Stated problem: Give only one thing: the number of lines that include the word "this".
═════ Task inputs ═════
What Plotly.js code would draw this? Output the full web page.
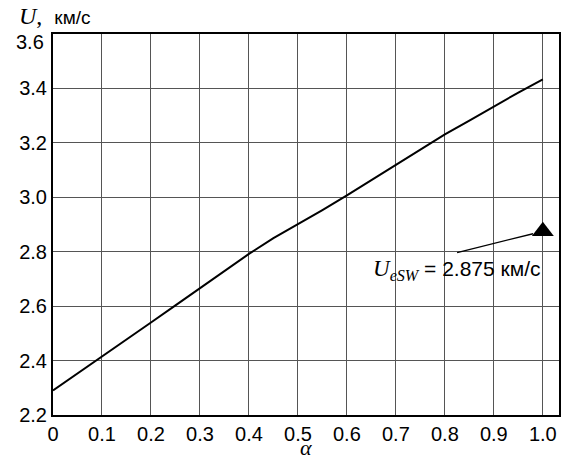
═════
═════ Task inputs ═════
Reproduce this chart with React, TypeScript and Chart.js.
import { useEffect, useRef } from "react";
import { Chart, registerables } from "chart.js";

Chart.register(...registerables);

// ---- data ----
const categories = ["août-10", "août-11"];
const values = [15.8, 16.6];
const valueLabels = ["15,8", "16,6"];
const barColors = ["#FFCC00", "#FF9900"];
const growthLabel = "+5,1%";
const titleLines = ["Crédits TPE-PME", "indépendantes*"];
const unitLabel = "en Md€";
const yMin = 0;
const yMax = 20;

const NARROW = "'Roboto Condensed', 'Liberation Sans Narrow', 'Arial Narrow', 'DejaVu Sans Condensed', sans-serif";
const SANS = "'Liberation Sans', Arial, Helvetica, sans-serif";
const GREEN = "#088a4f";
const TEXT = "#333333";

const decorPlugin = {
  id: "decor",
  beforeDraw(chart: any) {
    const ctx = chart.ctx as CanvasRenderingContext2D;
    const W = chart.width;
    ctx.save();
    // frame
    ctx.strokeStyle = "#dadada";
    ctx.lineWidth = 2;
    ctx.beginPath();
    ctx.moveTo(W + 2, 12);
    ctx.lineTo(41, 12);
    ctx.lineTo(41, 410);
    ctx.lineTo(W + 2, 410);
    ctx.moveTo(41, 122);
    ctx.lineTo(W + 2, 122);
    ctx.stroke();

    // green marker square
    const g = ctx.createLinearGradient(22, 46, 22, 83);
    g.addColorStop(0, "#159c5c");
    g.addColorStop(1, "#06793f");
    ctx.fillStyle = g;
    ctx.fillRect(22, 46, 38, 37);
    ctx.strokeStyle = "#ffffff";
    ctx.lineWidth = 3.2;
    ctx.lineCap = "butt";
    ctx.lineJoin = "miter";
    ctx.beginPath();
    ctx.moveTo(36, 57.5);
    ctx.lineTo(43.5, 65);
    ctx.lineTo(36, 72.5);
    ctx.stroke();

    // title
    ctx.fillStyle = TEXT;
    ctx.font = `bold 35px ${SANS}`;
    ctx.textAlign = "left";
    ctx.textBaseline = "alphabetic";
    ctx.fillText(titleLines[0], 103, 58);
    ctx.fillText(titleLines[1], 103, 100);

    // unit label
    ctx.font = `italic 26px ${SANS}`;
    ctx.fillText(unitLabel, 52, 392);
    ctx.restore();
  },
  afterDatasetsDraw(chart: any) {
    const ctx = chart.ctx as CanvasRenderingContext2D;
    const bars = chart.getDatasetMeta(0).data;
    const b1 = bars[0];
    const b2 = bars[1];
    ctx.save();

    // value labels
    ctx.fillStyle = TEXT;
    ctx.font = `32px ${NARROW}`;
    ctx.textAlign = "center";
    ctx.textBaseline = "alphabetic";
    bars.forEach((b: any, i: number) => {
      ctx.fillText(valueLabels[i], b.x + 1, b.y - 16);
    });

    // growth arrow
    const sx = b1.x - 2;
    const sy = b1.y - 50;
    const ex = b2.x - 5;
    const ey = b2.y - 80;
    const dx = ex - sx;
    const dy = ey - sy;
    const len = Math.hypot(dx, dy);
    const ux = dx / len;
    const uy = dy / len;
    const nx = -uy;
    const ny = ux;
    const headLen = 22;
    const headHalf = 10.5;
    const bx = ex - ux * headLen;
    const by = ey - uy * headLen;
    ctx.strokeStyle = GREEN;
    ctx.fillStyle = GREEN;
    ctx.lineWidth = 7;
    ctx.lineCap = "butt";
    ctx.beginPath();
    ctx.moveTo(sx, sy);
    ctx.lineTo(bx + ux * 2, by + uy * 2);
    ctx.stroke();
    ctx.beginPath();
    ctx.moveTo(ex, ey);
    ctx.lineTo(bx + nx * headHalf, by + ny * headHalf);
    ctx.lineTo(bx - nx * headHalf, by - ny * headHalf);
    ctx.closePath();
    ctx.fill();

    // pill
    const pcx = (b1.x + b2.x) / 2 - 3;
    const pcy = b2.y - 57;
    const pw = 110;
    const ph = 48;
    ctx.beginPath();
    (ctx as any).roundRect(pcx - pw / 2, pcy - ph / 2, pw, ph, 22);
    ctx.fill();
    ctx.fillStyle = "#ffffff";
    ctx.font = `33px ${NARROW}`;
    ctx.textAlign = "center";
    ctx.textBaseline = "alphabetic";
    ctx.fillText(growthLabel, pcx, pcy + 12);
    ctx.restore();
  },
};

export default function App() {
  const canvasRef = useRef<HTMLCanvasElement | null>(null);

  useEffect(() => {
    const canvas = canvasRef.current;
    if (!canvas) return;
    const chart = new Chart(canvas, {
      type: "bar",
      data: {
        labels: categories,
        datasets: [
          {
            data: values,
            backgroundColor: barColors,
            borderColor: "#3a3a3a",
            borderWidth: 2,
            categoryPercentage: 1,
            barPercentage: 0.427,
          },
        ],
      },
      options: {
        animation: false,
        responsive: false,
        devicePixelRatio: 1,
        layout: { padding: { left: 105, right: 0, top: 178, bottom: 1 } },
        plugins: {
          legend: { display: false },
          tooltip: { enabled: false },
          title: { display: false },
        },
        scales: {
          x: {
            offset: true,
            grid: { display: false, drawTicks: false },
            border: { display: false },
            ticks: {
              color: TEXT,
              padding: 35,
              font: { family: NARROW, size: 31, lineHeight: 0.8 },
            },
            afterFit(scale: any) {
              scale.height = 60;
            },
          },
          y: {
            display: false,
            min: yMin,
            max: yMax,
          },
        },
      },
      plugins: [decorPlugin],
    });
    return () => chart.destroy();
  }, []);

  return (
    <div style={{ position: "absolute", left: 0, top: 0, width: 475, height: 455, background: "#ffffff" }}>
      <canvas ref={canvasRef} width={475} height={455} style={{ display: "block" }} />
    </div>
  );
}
═════
Exercise output: 2